# What Company Do You Use To Insure Your Trailer? I'm Having Problems With Good Sam/national General



## thefulminator (Aug 8, 2007)

I've had our trailers insured by Good Sam/National General since our first trailer purchase in 2008. Most of the time things have gone as they wanted. I send them money and they don't pay me anything. Over the past couple years I've had some issues and finally today they really got me perturbed.

To start off, a couple years ago, I paid my bill with them using my credit union's on-line payment system. Since they couldn't do the payment by wire, the bill is paid by the credit union issuing a check and mailing it to Good Sam. Even though I scheduled it to arrive on the correct day, it showed up a couple days late. Without even contacting me, Good Sam cancelled my account. I got an e-mail about a week later from them but they did accept the payment.

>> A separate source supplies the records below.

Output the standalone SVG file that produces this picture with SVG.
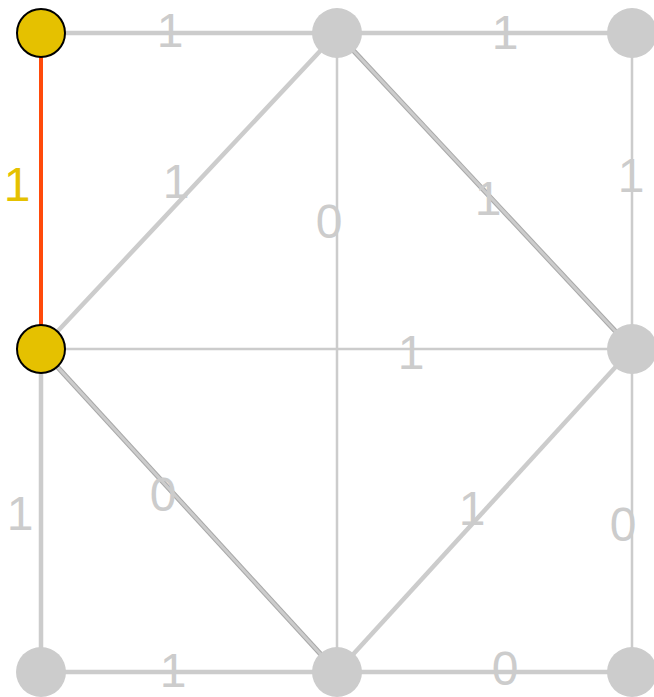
<svg xmlns="http://www.w3.org/2000/svg" width="654" height="697" viewBox="0 0 654 697">
<style>
.e{stroke:#cccccc;stroke-width:4.5;fill:none}
.t{stroke:#cccccc;stroke-width:2.5;fill:none}
.d1{stroke:#a8a8a8;stroke-width:5;fill:none}
.d2{stroke:#cccccc;stroke-width:3;fill:none}
.r{stroke:#ff4a0a;stroke-width:4;fill:none}
.n{fill:#cccccc}
.y{fill:#e5c100;stroke:#000;stroke-width:2}
text{font-family:"Liberation Sans",Arial,sans-serif;font-size:48px;fill:#cccccc;text-anchor:middle}
.yl{fill:#e5c100}
</style>
<rect width="654" height="697" fill="#ffffff"/>
<g id="connectors">
<line class="e" x1="41" y1="33" x2="337" y2="33"/>
<line class="e" x1="337" y1="33" x2="632" y2="33"/>
<line class="e" x1="337" y1="33" x2="41" y2="349"/>
<line class="t" x1="337" y1="33" x2="337" y2="672"/>
<line class="d1" x1="337" y1="33" x2="632" y2="349"/>
<line class="d2" x1="337" y1="33" x2="632" y2="349"/>
<line class="t" x1="632" y1="33" x2="632" y2="349"/>
<line class="t" x1="41" y1="349" x2="632" y2="349"/>
<line class="d1" x1="41" y1="349" x2="337" y2="672"/>
<line class="d2" x1="41" y1="349" x2="337" y2="672"/>
<line class="e" x1="41" y1="349" x2="41" y2="672"/>
<line class="e" x1="632" y1="349" x2="337" y2="672"/>
<line class="t" x1="632" y1="349" x2="632" y2="672"/>
<line class="e" x1="41" y1="672" x2="337" y2="672"/>
<line class="e" x1="337" y1="672" x2="632" y2="672"/>
<line class="r" x1="41" y1="33" x2="41" y2="349"/>
</g>
<g id="labels">
<text x="170" y="47">1</text>
<text x="505" y="49">1</text>
<text class="yl" x="17" y="201">1</text>
<text x="176" y="198">1</text>
<text x="329" y="238">0</text>
<text x="488" y="215">1</text>
<text x="631" y="192">1</text>
<text x="411" y="369">1</text>
<text x="163" y="511">0</text>
<text x="472" y="525">1</text>
<text x="623" y="541">0</text>
<text x="20" y="530">1</text>
<text x="173" y="687">1</text>
<text x="505" y="685">0</text>
</g>
<g id="n1"><circle class="y" cx="41" cy="33" r="24"/></g>
<g id="n2"><circle class="n" cx="337" cy="33" r="25"/></g>
<g id="n3"><circle class="n" cx="632" cy="33" r="25"/></g>
<g id="n4"><circle class="y" cx="41" cy="349" r="24"/></g>
<g id="n5"><circle class="n" cx="632" cy="349" r="25"/></g>
<g id="n6"><circle class="n" cx="41" cy="672" r="25"/></g>
<g id="n7"><circle class="n" cx="337" cy="672" r="25"/></g>
<g id="n8"><circle class="n" cx="632" cy="672" r="25"/></g>
</svg>
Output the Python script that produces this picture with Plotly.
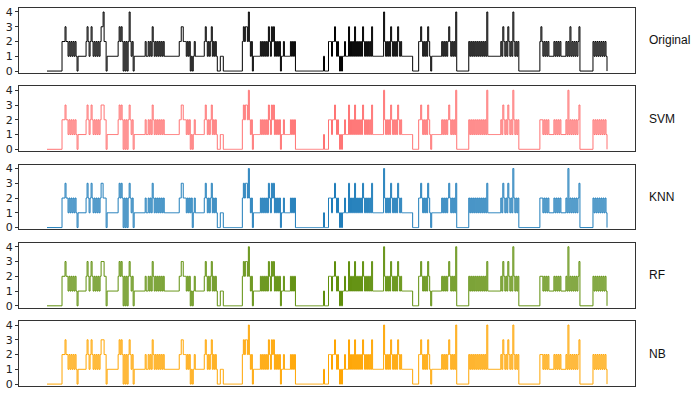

Last month I called in and left a message to take my trailer out of storage. They sent a bill for the difference in premium but had a due date on it that was before they post marked it and they had already assessed a late fee. My wife had to call in and make sure they weren't going to cancel us again and to get them to remove the late fee. When she was talking to them about the due date, they told her that we needed to add any children over 14 years old to our account and declare that they would not be the driver when towing the trailer. The also specified that it would not impact our bill. We received a letter from them stating the same thing. See the attached image.

I called in this morning to complete the declaration. They wanted the name and birth date of both my sons even though one is 14 and can't legally even have a learners permit in Washington state. Once I gave them all the info, they informed my that my premium would be going up. It wasn't much, only $8, but I had a letter in my hand saying it wouldn't go up. The representative argued with me about it. My wife grabbed the phone and gave her a piece of her mind about it. The rep insisted that if the kids were added, even though they weren't covered that the price would go up. We told them to remove the kids and that we wanted them to state that the weren't going to drop up because of it. It took quite a while for them to state that.

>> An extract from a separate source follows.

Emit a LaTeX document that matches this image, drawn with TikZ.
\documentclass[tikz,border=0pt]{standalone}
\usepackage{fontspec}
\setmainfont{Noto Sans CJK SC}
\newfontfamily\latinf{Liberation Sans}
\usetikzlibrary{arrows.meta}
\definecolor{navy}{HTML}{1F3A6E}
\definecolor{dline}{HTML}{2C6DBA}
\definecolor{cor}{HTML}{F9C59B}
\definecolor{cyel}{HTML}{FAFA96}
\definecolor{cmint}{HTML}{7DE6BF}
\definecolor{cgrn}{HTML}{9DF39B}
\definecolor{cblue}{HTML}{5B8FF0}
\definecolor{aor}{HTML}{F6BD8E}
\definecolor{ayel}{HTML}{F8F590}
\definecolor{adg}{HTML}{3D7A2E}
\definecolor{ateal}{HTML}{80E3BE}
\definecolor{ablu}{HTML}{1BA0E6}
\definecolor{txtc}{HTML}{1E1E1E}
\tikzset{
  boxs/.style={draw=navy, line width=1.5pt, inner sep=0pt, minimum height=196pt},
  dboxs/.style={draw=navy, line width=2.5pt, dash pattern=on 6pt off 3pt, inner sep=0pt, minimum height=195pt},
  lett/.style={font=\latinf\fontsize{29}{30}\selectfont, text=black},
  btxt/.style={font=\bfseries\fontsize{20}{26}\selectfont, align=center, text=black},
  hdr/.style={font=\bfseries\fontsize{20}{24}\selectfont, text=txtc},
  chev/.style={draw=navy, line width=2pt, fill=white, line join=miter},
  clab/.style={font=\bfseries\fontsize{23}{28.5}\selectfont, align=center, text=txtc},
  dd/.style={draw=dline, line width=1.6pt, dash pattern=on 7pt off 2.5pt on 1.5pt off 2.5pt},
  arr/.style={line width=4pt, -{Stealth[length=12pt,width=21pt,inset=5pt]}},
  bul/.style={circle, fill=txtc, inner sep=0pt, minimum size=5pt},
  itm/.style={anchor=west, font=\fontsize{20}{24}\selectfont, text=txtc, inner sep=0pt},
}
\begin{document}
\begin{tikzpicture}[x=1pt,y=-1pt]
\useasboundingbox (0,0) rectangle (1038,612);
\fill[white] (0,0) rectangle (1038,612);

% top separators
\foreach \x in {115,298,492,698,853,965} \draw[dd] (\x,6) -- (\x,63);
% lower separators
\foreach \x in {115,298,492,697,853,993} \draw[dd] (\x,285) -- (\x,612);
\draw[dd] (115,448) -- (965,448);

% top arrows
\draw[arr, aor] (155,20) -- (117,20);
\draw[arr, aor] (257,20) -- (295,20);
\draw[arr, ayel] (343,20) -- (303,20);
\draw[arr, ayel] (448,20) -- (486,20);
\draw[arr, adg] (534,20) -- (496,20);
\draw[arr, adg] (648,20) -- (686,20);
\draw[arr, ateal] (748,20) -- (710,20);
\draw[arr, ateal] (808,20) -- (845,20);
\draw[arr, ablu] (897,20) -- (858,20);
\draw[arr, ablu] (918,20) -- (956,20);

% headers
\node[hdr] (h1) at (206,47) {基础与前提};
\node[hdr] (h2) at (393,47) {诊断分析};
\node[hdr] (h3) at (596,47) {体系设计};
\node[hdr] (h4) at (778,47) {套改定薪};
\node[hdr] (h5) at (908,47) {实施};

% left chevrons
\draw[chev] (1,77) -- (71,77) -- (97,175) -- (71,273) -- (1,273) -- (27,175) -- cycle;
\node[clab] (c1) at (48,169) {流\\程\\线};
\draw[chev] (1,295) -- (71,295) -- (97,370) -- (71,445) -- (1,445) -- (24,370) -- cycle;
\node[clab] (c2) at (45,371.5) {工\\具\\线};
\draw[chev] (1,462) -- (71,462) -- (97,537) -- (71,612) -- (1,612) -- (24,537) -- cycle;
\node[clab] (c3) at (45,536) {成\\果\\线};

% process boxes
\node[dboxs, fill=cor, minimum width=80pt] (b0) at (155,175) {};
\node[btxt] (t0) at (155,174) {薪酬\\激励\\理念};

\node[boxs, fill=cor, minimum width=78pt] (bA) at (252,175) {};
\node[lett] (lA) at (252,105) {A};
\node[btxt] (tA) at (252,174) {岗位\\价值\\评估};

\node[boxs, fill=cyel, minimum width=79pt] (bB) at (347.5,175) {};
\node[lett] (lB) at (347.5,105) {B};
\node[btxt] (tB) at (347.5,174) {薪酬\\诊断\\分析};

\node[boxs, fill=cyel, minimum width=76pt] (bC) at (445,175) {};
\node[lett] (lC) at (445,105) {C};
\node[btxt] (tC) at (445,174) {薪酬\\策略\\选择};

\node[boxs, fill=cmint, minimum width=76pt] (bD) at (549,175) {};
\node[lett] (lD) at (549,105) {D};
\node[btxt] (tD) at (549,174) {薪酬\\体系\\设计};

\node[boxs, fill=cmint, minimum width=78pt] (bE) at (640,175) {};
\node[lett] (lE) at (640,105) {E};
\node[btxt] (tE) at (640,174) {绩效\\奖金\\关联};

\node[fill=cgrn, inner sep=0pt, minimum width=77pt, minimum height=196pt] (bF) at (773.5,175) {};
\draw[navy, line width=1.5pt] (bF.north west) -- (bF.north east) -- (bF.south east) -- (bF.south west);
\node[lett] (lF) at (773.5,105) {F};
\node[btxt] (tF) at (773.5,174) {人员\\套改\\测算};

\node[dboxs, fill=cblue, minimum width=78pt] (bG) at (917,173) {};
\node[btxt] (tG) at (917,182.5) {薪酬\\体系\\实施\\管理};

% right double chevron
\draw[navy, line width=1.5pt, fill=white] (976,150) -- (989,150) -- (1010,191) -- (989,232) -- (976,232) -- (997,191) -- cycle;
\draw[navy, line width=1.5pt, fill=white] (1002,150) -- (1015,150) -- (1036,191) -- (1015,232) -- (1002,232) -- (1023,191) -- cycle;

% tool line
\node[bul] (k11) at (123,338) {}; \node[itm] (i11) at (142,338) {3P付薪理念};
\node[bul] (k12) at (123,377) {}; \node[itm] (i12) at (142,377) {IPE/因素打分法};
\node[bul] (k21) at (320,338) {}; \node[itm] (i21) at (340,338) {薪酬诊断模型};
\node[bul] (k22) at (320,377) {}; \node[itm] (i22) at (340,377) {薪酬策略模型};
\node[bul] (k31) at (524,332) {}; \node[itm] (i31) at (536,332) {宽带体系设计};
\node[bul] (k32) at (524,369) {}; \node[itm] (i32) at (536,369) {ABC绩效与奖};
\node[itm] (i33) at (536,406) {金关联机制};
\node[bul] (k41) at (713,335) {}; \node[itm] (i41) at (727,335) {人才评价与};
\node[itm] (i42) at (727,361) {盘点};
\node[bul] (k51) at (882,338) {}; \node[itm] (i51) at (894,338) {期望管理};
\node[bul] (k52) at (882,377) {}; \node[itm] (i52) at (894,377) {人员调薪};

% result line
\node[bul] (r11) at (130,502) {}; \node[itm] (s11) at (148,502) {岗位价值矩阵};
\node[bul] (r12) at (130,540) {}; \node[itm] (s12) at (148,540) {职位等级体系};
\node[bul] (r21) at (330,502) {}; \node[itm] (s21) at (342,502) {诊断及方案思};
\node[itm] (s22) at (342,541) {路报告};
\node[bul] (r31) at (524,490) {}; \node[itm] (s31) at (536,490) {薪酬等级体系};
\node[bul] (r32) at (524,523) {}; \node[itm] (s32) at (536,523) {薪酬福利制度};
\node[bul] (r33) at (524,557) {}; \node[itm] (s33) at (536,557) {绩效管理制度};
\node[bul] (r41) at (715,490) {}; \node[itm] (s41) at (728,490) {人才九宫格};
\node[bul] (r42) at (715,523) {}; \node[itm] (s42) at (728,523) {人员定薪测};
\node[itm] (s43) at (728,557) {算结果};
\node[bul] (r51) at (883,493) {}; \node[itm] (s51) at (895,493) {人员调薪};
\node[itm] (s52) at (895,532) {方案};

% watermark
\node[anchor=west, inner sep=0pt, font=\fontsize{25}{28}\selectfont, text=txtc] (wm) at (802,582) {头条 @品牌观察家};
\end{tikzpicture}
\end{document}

So my questions are, has anyone else had this kind of problem with them and if you use a different insurance company who are they and do you recommend them?


----------



## Leedek (Nov 28, 2010)

We're insured with GEICO for all vehicles and through their home owners insurance company Travelers. Between my wife and I, we have over 100 years of driving experience. The only claims we ever went to the company for are three each windshield replacements that were due to rocks or road debris that was thrown up by other drivers. We have had no accidents or involvement with other vehicles. Insurance is a necessity that benefits the insurance company. They are all alike. We have paid 10s of thousands of dollars to insurance companies over the years.

They suck!


----------



## OutbackerTim2 (Aug 1, 2016)

I have it through AAA, but I know Geico, State Farm and pretty much all national auto insurance companies will cover it.


----------



## zaccaglin (Sep 16, 2017)

Foremost.


----------



## thefulminator (Aug 8, 2007)

I ended up dropping Good Sam (National General) and adding the trailer to my PEMCO policy for our vehicles.


----------



## diannabill (Apr 12, 2018)

We insured ours thru Safeco. Costs $206/year. Don't know if that's about what everyone else is paying, but it seems reasonable to me.


----------



## villui (Jun 6, 2012)

thefulminator said:


> I've had our trailers insured by Good Sam/National General since our first trailer purchase in 2008. Most of the time things have gone as they wanted. I send them money and they don't pay me anything. Over the past couple years I've had some issues and finally today they really got me perturbed.
> 
> To start off, a couple years ago, I paid my bill with them using my credit union's on-line payment system. Since they couldn't do the payment by wire, the bill is paid by the credit union issuing a check and mailing it to Good Sam. Even though I scheduled it to arrive on the correct day, it showed up a couple days late. Without even contacting me, Good Sam cancelled my account. I got an e-mail about a week later from them but they did accept the payment.
> 
> ...


----------



## villui (Jun 6, 2012)

I use StateFarm. Had one claim when tire blew and damaged side wheel well and undercarriage a bit. No problems getting it repaired.


----------